Attempts of neoclassical science to include the creative subject (evolution) into its world view lead to contradiction with the very principle of scientific objectivity, as they mean involvement of a source that transforms both this principle and the matter of a scientific theory in to the theory itself. Formalization becomes impossible in this case, because the matter of such a "theory" will undergo constant transformation. Subject-involvement within the framework of formal logical description can only be mechanistic, where the subject is virtually reduced to the object (as a finite set of attitudes and stereotypes). Emergence of the creative subject in science immediately violates the principle of causation.
The evolutionary process within classical theory turns out to be separated from the subject as the only "form" of its realization.

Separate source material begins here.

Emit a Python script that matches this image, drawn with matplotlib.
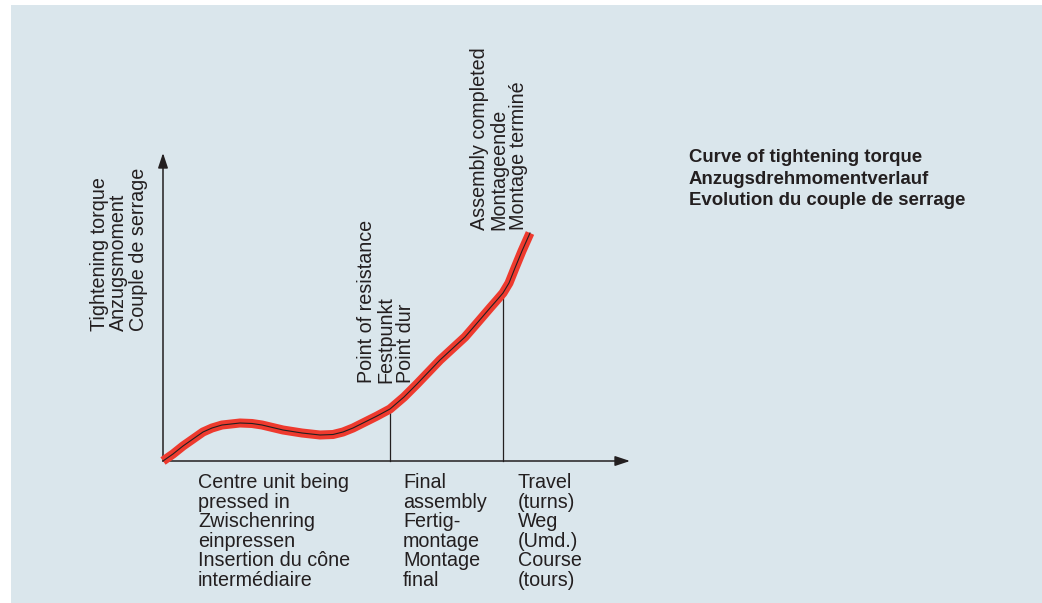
import matplotlib
matplotlib.use("Agg")
import matplotlib.pyplot as plt
from matplotlib.patches import Rectangle

plt.rcParams['font.family'] = ['Liberation Sans', 'DejaVu Sans']

# Kurve des Anzugsdrehmoments (willkuerliche Einheiten)
travel = [0, 10, 20, 30, 40, 49, 59, 77, 89, 99, 120, 139, 157, 170, 180,
          190, 200, 214, 227, 241, 254, 277, 302, 315, 327, 334, 340, 346,
          352, 359, 367]
torque = [0, 7, 15, 22, 29, 33, 36, 38, 37.5, 36, 31, 28, 26, 26.5, 29,
          33, 38, 45, 52, 64, 77, 101, 124, 139, 153, 161, 168, 178,
          193, 210, 228]

# Markierungen: Festpunkt und Montageende
resist_x, resist_y = 227, 52
done_x, done_y = 340, 168

x_axis_end = 467
y_axis_end = 308

ylabel_txt = "Tightening torque\nAnzugsmoment\nCouple de serrage"
resist_txt = "Point of resistance\nFestpunkt\nPoint dur"
done_txt = "Assembly completed\nMontageende\nMontage terminé"
phase1_txt = "Centre unit being\npressed in\nZwischenring\neinpressen\nInsertion du cône\nintermédiaire"
phase2_txt = "Final\nassembly\nFertig-\nmontage\nMontage\nfinal"
xlabel_txt = "Travel\n(turns)\nWeg\n(Umd.)\nCourse\n(tours)"
title_txt = "Curve of tightening torque\nAnzugsdrehmomentverlauf\nEvolution du couple de serrage"

ink = "#231f20"
bg = "#dae6ec"

fig = plt.figure(figsize=(10.42, 6.03), dpi=100)
fig.patch.set_facecolor("white")
ax = fig.add_axes([0, 0, 1, 1])
# Ursprung des Diagramms liegt bei Pixel (163, 461)
ax.set_xlim(-163, 1042 - 163)
ax.set_ylim(461 - 603, 461)
ax.axis("off")

ax.add_patch(Rectangle((11 - 163, 461 - 603), 1042, 598, facecolor=bg,
                       edgecolor="none", zorder=0))

# Achsen mit Pfeilen
arrow = dict(arrowstyle="-|>,head_length=0.9,head_width=0.3", color=ink,
             lw=1.1, shrinkA=0, shrinkB=0)
ax.annotate("", xy=(x_axis_end, 0), xytext=(0, 0), arrowprops=arrow, zorder=3)
ax.annotate("", xy=(0, y_axis_end), xytext=(0, 0), arrowprops=arrow, zorder=3)

# senkrechte Linien
ax.plot([resist_x, resist_x], [0, resist_y], color=ink, lw=0.9, zorder=2)
ax.plot([done_x, done_x], [0, done_y], color=ink, lw=0.9, zorder=2)

# Kurve
ax.plot(travel, torque, color="#ee3a2e", lw=6.5, solid_capstyle="butt",
        solid_joinstyle="round", zorder=4)
ax.plot(travel, torque, color=ink, lw=0.8, solid_joinstyle="round", zorder=5)

fs = 14.2
ax.text(-73, 130, ylabel_txt, rotation=90, ha="left", va="bottom",
        fontsize=fs, color=ink, linespacing=1.02)
ax.text(194, 78, resist_txt, rotation=90, ha="left", va="bottom",
        fontsize=fs, color=ink, linespacing=1.02)
ax.text(307, 231, done_txt, rotation=90, ha="left", va="bottom",
        fontsize=fs, color=ink, linespacing=1.02)

ax.text(35, -12, phase1_txt, ha="left", va="top", fontsize=fs, color=ink,
        linespacing=1.04)
ax.text(240, -12, phase2_txt, ha="left", va="top", fontsize=fs, color=ink,
        linespacing=1.04)
ax.text(355, -12, xlabel_txt, ha="left", va="top", fontsize=fs, color=ink,
        linespacing=1.04)

ax.text(526, 312, title_txt, ha="left", va="top", fontsize=13.4,
        fontweight="bold", color=ink, linespacing=1.36)

fig.savefig("out.png", dpi=100, facecolor=fig.get_facecolor())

As far as the object world is determined, the evolution is "taken out" of the boundaries of the object (and subject) reality appearing to be the non-determined, uncontrolled Creator of this world. Evolution presented this way can not be an object of any analysis, being the source of absolute, unrestricted and unfathomable will in relation to the object and the subject itself. In this case, classical science that studies the object world can not research either the subject or evolution in principle.
To research development, the "living subject" should be made object of scientific studies, unlike the "dead" object. In this sense it should be primary in relation to objects. That is why the object world should be the result of development, which means, the result of objectivization of the subjective reality by the subject.